GIVEN PROBLEM> Look below. Copy each line that has "chart" in it.

>> Start RECORDED DATA

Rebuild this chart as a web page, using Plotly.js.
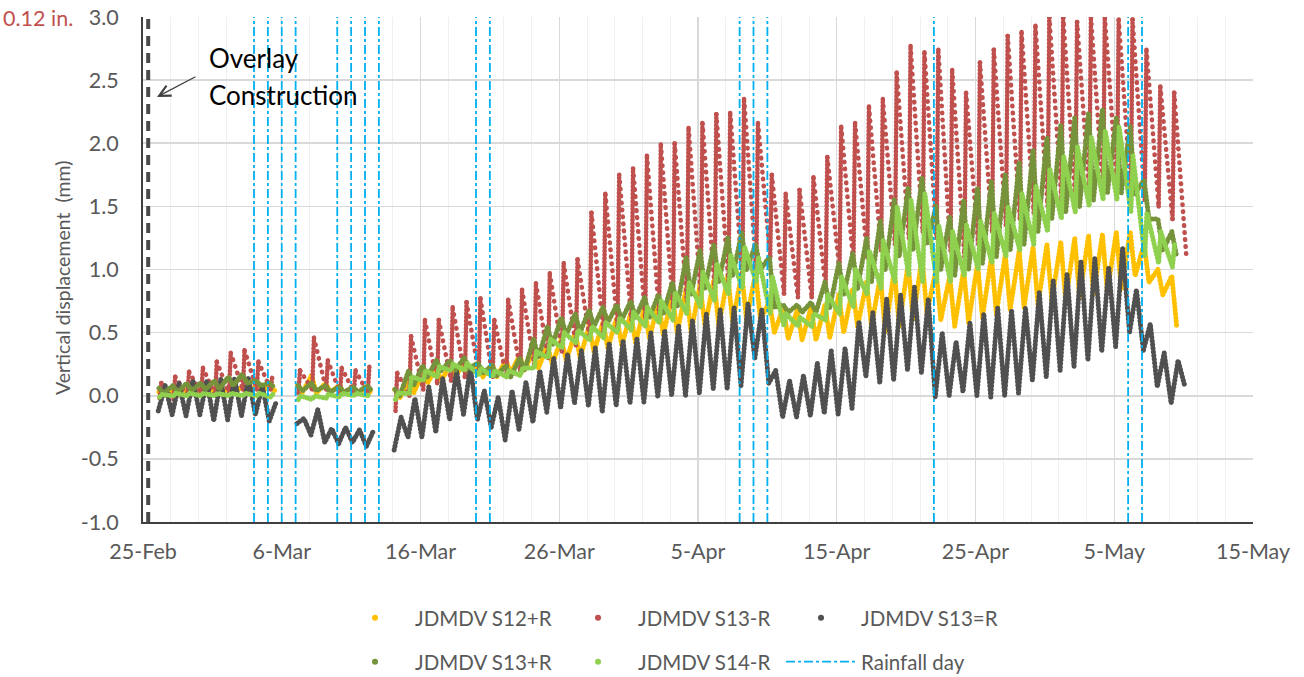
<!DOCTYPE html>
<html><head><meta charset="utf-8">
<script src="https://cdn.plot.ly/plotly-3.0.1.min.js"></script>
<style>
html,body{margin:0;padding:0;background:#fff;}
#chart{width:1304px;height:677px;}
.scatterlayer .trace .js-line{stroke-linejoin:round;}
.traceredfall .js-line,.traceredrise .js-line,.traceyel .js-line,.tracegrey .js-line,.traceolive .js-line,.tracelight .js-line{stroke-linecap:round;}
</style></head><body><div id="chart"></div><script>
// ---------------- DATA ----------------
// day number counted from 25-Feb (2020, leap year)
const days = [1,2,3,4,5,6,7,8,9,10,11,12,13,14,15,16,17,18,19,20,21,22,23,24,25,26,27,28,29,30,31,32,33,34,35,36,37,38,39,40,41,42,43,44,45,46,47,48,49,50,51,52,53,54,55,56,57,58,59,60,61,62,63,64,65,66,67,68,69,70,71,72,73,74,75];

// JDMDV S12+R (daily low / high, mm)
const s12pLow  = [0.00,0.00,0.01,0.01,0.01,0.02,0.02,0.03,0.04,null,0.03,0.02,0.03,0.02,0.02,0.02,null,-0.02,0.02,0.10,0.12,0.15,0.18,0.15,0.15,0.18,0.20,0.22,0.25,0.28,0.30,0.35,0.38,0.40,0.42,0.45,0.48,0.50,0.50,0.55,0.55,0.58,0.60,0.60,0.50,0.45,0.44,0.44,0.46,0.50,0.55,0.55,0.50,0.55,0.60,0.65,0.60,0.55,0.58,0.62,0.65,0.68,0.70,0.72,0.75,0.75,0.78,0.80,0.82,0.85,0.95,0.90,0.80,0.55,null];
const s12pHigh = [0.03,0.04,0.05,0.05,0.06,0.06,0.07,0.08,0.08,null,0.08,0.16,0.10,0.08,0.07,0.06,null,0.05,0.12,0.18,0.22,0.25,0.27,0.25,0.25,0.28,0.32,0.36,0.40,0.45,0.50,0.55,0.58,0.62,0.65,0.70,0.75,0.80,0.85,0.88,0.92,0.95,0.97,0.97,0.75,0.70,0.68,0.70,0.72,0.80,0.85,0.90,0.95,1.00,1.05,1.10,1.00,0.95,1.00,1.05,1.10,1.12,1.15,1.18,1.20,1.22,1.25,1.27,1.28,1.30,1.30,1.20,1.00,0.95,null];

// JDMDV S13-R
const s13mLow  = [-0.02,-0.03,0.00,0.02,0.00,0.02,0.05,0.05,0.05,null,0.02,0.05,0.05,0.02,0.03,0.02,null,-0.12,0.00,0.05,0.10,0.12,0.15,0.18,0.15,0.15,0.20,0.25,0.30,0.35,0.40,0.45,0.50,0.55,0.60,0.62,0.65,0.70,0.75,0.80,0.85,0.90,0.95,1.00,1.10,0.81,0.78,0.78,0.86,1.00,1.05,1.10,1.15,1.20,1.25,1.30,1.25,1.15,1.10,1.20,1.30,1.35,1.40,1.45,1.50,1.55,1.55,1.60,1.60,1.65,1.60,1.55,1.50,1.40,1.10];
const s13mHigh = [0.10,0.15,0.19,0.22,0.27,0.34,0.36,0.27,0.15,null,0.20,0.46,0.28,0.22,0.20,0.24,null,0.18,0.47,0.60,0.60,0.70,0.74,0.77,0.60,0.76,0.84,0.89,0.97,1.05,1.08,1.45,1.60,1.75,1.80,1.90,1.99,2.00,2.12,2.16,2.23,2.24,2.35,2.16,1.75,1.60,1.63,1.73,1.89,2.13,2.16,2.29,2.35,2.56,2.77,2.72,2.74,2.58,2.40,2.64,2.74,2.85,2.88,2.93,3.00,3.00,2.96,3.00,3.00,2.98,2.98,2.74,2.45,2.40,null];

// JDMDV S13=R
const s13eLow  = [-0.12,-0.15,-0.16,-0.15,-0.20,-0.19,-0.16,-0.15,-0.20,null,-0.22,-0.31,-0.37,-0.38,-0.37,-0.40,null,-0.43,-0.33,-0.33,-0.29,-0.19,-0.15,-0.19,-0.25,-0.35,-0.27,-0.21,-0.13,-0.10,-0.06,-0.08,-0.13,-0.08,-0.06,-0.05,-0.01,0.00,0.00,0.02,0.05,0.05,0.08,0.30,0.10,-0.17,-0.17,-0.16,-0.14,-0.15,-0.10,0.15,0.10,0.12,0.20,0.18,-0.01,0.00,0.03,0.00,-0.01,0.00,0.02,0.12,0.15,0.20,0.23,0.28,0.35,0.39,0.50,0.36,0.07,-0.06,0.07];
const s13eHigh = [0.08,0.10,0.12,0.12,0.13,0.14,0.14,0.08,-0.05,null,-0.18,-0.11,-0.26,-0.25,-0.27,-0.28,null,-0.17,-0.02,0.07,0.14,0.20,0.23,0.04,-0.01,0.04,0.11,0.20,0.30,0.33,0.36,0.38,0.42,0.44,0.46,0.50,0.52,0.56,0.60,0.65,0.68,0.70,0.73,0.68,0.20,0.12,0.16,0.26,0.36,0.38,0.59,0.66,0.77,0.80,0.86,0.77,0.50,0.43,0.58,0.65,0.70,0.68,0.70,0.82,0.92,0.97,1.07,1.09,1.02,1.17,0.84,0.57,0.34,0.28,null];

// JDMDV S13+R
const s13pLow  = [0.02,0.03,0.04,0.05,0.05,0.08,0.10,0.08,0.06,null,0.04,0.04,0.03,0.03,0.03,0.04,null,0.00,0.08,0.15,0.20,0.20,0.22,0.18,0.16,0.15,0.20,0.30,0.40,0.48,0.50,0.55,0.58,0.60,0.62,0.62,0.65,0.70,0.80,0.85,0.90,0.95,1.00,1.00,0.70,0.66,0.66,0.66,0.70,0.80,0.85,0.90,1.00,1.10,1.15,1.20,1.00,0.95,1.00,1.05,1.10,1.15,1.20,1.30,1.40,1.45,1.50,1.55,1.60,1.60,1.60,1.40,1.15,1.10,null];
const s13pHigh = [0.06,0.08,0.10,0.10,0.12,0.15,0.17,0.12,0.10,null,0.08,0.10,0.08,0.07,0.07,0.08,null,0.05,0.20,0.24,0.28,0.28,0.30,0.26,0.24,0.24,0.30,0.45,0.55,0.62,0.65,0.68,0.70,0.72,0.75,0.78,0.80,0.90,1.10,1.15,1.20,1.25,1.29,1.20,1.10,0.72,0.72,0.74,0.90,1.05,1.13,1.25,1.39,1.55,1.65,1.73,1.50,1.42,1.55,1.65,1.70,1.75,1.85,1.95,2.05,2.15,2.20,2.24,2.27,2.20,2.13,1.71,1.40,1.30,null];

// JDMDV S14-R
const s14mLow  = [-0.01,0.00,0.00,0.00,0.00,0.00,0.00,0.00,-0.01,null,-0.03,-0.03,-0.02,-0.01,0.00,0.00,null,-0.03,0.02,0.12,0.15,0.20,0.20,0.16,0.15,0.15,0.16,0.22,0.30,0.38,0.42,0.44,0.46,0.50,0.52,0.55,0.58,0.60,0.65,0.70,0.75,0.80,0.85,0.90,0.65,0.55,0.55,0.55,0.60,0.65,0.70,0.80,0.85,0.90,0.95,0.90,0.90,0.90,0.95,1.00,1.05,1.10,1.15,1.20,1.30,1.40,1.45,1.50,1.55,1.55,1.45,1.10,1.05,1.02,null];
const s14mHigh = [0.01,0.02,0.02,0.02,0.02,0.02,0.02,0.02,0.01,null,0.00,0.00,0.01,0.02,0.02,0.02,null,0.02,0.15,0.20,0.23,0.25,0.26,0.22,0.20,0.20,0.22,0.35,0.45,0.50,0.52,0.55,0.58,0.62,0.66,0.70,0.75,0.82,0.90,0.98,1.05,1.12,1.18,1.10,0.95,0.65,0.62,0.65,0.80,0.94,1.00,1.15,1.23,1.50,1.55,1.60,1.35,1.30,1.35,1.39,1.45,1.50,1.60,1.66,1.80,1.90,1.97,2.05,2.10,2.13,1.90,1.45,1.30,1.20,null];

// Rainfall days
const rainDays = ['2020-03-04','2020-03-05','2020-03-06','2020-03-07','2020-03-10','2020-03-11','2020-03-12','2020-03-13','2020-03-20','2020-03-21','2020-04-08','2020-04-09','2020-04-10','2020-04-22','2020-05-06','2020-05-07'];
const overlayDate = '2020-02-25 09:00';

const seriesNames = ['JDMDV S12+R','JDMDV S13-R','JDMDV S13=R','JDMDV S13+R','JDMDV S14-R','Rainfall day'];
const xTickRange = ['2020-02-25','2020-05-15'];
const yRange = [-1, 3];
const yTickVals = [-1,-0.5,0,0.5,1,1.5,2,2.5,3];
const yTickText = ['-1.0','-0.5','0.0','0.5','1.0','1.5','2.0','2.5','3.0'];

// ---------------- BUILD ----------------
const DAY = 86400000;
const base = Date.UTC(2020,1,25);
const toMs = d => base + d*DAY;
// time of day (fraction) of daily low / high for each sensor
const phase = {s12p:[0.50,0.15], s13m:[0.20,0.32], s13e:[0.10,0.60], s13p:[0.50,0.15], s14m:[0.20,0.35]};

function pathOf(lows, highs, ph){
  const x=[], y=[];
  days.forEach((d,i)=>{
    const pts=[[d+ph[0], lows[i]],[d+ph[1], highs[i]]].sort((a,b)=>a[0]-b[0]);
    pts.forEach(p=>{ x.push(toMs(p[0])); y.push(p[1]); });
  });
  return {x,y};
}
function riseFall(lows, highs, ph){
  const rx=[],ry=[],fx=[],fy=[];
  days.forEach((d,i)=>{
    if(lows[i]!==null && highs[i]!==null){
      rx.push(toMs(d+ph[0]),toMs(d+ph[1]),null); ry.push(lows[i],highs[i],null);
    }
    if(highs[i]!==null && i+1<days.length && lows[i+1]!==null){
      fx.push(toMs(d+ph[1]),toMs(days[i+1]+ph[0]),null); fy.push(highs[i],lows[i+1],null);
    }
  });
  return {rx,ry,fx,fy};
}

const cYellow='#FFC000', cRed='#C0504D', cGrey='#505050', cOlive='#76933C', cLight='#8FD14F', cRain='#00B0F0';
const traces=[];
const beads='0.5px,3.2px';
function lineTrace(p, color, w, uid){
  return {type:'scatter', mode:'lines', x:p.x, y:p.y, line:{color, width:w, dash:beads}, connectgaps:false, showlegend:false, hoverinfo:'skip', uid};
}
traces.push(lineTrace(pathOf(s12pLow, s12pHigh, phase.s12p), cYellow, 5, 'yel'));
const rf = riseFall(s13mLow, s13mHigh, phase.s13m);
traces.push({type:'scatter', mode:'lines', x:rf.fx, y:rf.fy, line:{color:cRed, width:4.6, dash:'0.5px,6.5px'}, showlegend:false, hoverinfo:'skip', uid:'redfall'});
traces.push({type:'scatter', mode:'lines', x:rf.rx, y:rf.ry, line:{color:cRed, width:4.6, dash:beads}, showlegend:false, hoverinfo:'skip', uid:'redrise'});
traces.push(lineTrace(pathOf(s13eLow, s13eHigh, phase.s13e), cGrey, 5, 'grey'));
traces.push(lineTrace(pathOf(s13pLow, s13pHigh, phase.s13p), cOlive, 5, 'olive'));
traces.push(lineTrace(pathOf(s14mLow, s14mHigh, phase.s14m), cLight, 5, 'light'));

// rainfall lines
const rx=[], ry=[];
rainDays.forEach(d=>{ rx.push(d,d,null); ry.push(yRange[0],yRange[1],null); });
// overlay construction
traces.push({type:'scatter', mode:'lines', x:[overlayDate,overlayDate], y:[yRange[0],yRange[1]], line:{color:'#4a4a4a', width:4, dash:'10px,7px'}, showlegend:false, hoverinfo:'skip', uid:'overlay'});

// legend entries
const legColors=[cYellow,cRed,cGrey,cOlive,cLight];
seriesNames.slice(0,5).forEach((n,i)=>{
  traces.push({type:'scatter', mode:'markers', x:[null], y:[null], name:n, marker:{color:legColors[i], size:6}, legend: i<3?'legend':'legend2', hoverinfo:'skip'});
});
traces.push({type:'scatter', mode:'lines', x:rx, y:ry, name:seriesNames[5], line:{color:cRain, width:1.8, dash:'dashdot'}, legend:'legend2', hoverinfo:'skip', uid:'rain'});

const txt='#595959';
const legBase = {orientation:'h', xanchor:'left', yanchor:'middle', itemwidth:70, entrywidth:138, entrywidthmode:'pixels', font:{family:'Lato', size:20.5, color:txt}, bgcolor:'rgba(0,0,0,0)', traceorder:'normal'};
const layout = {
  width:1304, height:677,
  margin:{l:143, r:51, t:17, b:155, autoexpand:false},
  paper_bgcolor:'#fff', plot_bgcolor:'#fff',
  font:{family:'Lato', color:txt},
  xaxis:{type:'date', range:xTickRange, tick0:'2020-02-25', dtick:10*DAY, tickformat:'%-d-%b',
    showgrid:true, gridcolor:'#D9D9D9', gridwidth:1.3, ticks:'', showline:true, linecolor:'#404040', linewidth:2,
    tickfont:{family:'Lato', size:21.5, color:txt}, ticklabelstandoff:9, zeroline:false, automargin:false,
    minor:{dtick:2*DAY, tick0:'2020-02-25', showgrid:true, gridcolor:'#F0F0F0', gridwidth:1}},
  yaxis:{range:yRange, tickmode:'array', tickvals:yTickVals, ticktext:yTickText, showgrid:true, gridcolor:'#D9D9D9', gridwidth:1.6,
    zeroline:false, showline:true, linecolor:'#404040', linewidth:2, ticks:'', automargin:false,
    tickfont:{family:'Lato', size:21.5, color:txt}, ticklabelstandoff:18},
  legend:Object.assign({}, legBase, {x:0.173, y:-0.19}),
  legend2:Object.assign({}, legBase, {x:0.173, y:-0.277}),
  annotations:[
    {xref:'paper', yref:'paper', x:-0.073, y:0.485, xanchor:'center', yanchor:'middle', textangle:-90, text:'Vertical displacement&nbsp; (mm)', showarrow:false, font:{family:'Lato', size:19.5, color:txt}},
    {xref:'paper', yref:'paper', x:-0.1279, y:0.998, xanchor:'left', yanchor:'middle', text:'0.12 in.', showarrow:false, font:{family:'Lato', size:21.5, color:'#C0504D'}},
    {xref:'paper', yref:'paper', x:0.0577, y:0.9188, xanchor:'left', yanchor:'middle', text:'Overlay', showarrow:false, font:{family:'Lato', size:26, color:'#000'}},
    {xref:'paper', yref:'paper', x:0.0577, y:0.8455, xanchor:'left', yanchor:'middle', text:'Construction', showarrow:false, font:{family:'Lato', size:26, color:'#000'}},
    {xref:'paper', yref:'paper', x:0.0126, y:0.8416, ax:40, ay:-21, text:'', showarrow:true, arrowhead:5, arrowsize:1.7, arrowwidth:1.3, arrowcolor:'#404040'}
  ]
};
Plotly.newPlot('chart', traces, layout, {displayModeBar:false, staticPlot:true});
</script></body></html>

>> End RECORDED DATA

REPLY TO THE TASK>
Rebuild this chart as a web page, using Plotly.js.
#chart{width:1304px;height:677px;}
</style></head><body><div id="chart"></div><script>
Plotly.newPlot('chart', traces, layout, {displayModeBar:false, staticPlot:true});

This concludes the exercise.